Disorderly Conduct in Pennsylvania
A person is guilty of disorderly conduct for the following reasons.
- Making unreasonably loud noises,
- Using abusive, derogatory, or insulting language,
- Engages in violent behavior, or
- Obscene gesture.
Other Offenses that are Considered as Breach of the Peace in Pennsylvania:
Failure to Disperse
A group of three or more people engaged in activities that cause serious inconvenience or significant harm to the public is treated as disorderly conduct. It is a breach of the peace when they are unwilling to disperse after being ordered to do so by a police officer or any lawful official.
An individual or group of people creating a ruckus or behaving in an unruly manner by engaging in violent acts is a breach of the peace. A person is guilty of being a part of a riot if he or she intends to commit a crime, plans to use a weapon or obstructs an official at the line of duty.
In Pennsylvania, a person is guilty if he or she appears in public under the influence of a controlled substance or alcohol.
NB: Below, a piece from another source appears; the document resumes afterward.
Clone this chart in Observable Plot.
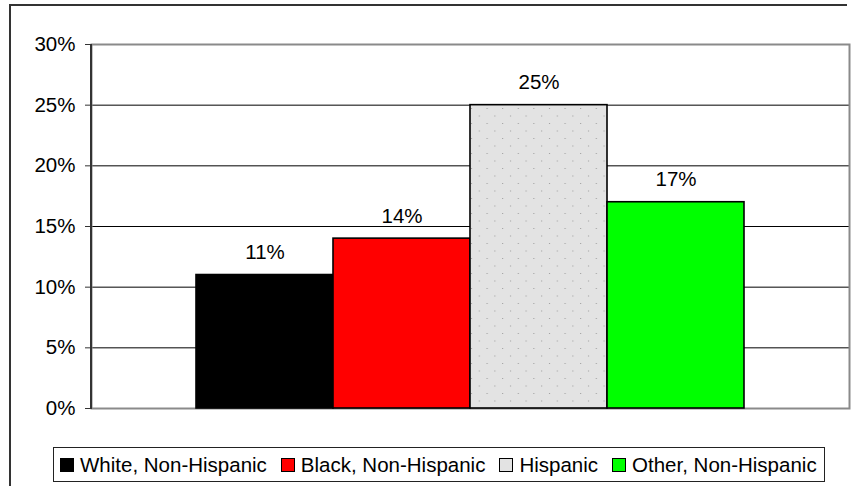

The reason is he or she may pose a danger to others or themselves or to public/private properties.
He or she is guilty if he/she obstructs any vehicular or pedestrian traffic and is unwilling to obey the police officer or any lawful official.
Making Unreasonably Loud Noises
Making excessive loud noises by operating loudspeakers and other sound devices is considered as a public nuisance. This misconduct is a punishable offense.
The Unlawful Public Assembly
Congregating in a public place to create inconvenience or annoyance to the public is an offense. A person is guilty if he engages in a brawl or creates ruckus in a public place.
Aiding, Abetting, or Inciting
A person is guilty if he assists, abets, or encourages another person to perform an act of crime or bodily injury.
Pennsylvania Breach of Peace Punishment
In Pennsylvania, disorderly conduct is treated as either a summary offense or a misdemeanor charge. Though it is not a criminal offense, it will show up in the criminal record checks of the guilty.
In some cases, disorderly conduct may have serious consequences and it is up to the discretion of a police officer to decide the severity of the offense. If there are enough reasons to believe that a person's action was intended to cause serious harm or inconvenience, then the law of the state allows for more severe punishment.
In summary offense such as disrupting a lawful meeting, or obstructing a sidewalk, or road, a person may be imprisoned up to ninety days and/or imposed a penalty of $500.
In case of a second-degree misdemeanor such as failure to disperse, the punishment is a fine up to $5000.00 and/or incarceration of two years.
In a third-degree misdemeanor, an individual would attract a fine up to $2500.00, and imprisonment up to one year.
Participation in a riot is a felony of the third degree. Here an individual may be fined up to $25,000.00 and jailed up to 10 years.
Public intoxication will invite a fine up to $500.
If a minor is involved in misconduct the degree of punishment would be slightly less than that of an adult.